Temporary storage for data like form inputs.
Use cases where data should not persist after the tab is closed.

Retention and Expiry
Data is cleared when the page session ends (tab is closed).

Advantages
Isolated to the specific tab/session.
Larger storage capacity than cookies (typically 5-10 MB per origin).

Limitations
Not persistent across sessions.
Synchronous like Local Storage.

4. IndexedDB

What Is IndexedDB?
IndexedDB is a low-level API for storing large amounts of structured data, including files and blobs.
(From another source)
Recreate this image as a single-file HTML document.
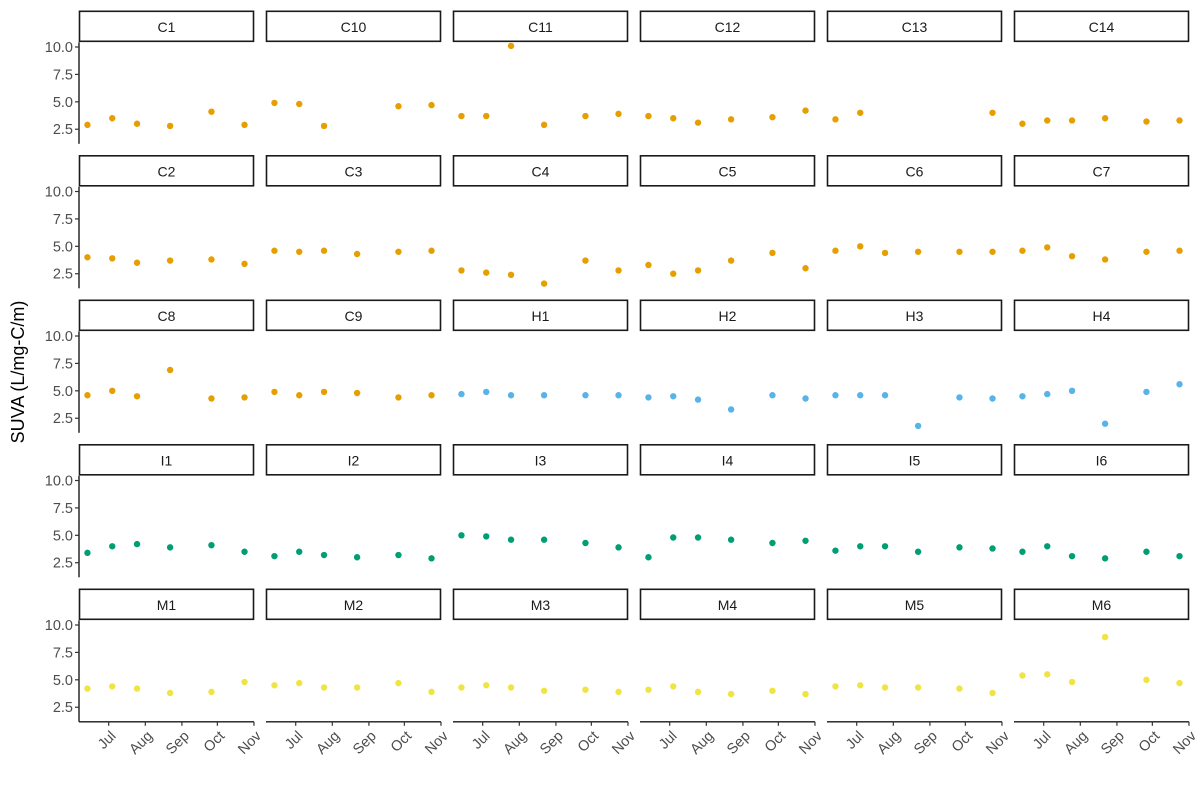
<!DOCTYPE html>
<html><head><meta charset="utf-8"><style>
body{margin:0;background:#fff}
svg{display:block;font-family:"Liberation Sans",Arial,sans-serif}
</style></head><body>
<svg id="chart" width="1200" height="800" viewBox="0 0 1200 800"></svg>
<script>
const panels = ["C1","C10","C11","C12","C13","C14","C2","C3","C4","C5","C6","C7","C8","C9","H1","H2","H3","H4","I1","I2","I3","I4","I5","I6","M1","M2","M3","M4","M5","M6"];
const sampleDates = ["2019-06-13","2019-07-04","2019-07-25","2019-08-22","2019-09-26","2019-10-24"];
const vC1=[2.9,3.5,3.0,2.8,4.1,2.9], vC10=[4.9,4.8,2.8,null,4.6,4.7], vC11=[3.7,3.7,10.1,2.9,3.7,3.9], vC12=[3.7,3.5,3.1,3.4,3.6,4.2], vC13=[3.4,4.0,null,null,null,4.0], vC14=[3.0,3.3,3.3,3.5,3.2,3.3];
const vC2=[4.0,3.9,3.5,3.7,3.8,3.4], vC3=[4.6,4.5,4.6,4.3,4.5,4.6], vC4=[2.8,2.6,2.4,1.6,3.7,2.8], vC5=[3.3,2.5,2.8,3.7,4.4,3.0], vC6=[4.6,5.0,4.4,4.5,4.5,4.5], vC7=[4.6,4.9,4.1,3.8,4.5,4.6];
const vC8=[4.6,5.0,4.5,6.9,4.3,4.4], vC9=[4.9,4.6,4.9,4.8,4.4,4.6], vH1=[4.7,4.9,4.6,4.6,4.6,4.6], vH2=[4.4,4.5,4.2,3.3,4.6,4.3], vH3=[4.6,4.6,4.6,1.8,4.4,4.3], vH4=[4.5,4.7,5.0,2.0,4.9,5.6];
const vI1=[3.4,4.0,4.2,3.9,4.1,3.5], vI2=[3.1,3.5,3.2,3.0,3.2,2.9], vI3=[5.0,4.9,4.6,4.6,4.3,3.9], vI4=[3.0,4.8,4.8,4.6,4.3,4.5], vI5=[3.6,4.0,4.0,3.5,3.9,3.8], vI6=[3.5,4.0,3.1,2.9,3.5,3.1];
const vM1=[4.2,4.4,4.2,3.8,3.9,4.8], vM2=[4.5,4.7,4.3,4.3,4.7,3.9], vM3=[4.3,4.5,4.3,4.0,4.1,3.9], vM4=[4.1,4.4,3.9,3.7,4.0,3.7], vM5=[4.4,4.5,4.3,4.3,4.2,3.8], vM6=[5.4,5.5,4.8,8.9,5.0,4.7];
const values=[vC1,vC10,vC11,vC12,vC13,vC14,vC2,vC3,vC4,vC5,vC6,vC7,vC8,vC9,vH1,vH2,vH3,vH4,vI1,vI2,vI3,vI4,vI5,vI6,vM1,vM2,vM3,vM4,vM5,vM6];
const yTicks=[2.5,5.0,7.5,10.0];
const xTickDates=["2019-07-01","2019-08-01","2019-09-01","2019-10-01","2019-11-01"];
const xTickLabels=["Jul","Aug","Sep","Oct","Nov"];
const groupColors={C:"#E69F00",H:"#56B4E9",I:"#009E73",M:"#F0E442"};

const svg=document.getElementById('chart');
const NS="http://www.w3.org/2000/svg";
function mk(tag,attrs,parent){const e=document.createElementNS(NS,tag);for(const k in attrs)e.setAttribute(k,attrs[k]);(parent||svg).appendChild(e);return e;}
const colX0=79, colStep=187, panelW=175;
const rowStep=144.5, stripTop0=11.3, stripH=31, plotH=101.5;
const yMin=1.17, yMax=10.43;
const day=d=>Date.parse(d)/86400000;
const jul1=day("2019-07-01"), pxPerDay=1.181, jul1Off=29.7;
function xScale(col,d){return colX0+col*colStep+jul1Off+(day(d)-jul1)*pxPerDay;}
function yScale(row,v){const top=stripTop0+row*rowStep+stripH;return top+(yMax-v)/(yMax-yMin)*plotH;}

panels.forEach((name,i)=>{
  const row=Math.floor(i/6), col=i%6;
  const x0=colX0+col*colStep, sTop=stripTop0+row*rowStep, pTop=sTop+stripH, pBot=pTop+plotH;
  const g=mk('g',{});
  
  
  const strip=mk('rect',{x:x0+0.5,y:sTop,width:panelW-1,height:stripH-1,fill:'#fff',stroke:'#1a1a1a','stroke-width':1.6},g);
  
  
  const st=mk('text',{x:x0+panelW/2,y:sTop+20.5,'text-anchor':'middle','font-size':14,fill:'#1a1a1a'},g);
  st.textContent=name;
  
  
  if(col===0){
    const ax=mk('line',{x1:x0,y1:pTop,x2:x0,y2:pBot,stroke:'#1a1a1a','stroke-width':1.4},g);
    
    
    yTicks.forEach(t=>{
      const y=yScale(row,t);
      mk('line',{x1:x0-4,y1:y,x2:x0,y2:y,stroke:'#333','stroke-width':1.2},g);
      const tl=mk('text',{x:x0-6,y:y+5,'text-anchor':'end','font-size':14.5,fill:'#4d4d4d'},g);
      tl.textContent=t.toFixed(1);
      
      
    });
  }
  if(row===4){
    const xa=mk('line',{x1:x0,y1:pBot,x2:x0+panelW,y2:pBot,stroke:'#1a1a1a','stroke-width':1.4},g);
    
    
    xTickDates.forEach((d,k)=>{
      const x=xScale(col,d);
      mk('line',{x1:x,y1:pBot,x2:x,y2:pBot+4,stroke:'#333','stroke-width':1.2},g);
      const ax=x+8, ay=pBot+15;
      const tl=mk('text',{x:ax,y:ay,'text-anchor':'end','font-size':14.5,fill:'#4d4d4d',transform:`rotate(-45 ${ax} ${ay})`},g);
      tl.textContent=xTickLabels[k];
      
      
    });
  }
  const color=groupColors[name[0]];
  values[i].forEach((v,k)=>{
    if(v===null)return;
    const c=mk('circle',{cx:xScale(col,sampleDates[k]),cy:yScale(row,v),r:3.2,fill:color},g);
    
    
  });
});
const yt=mk('text',{x:24,y:372,'text-anchor':'middle','font-size':18,fill:'#000',transform:'rotate(-90 24 372)'});
yt.textContent='SUVA (L/mg-C/m)';


</script>
</body></html>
It is asynchronous and designed for more complex storage needs.

Why Is It Needed?
Storing large datasets (e.g., media files or JSON objects).
Building offline-first applications.

Retention and Expiry
Data persists until explicitly removed.

Advantages
High storage capacity (hundreds of MB).
Allows complex querying.

Limitations
Requires a more complex API than Local/Session Storage.
Not ideal for simple key-value pairs.

Best Practices
Use cookies for authentication-related data but avoid storing sensitive data like passwords.
Prefer Local Storage for persisting app settings and user preferences.
Use Session Storage for transient data like form inputs and state during a session.
Leverage IndexedDB for complex or large-scale data needs, such as offline support.
Avoid exceeding storage limits and always handle exceptions for full storage gracefully.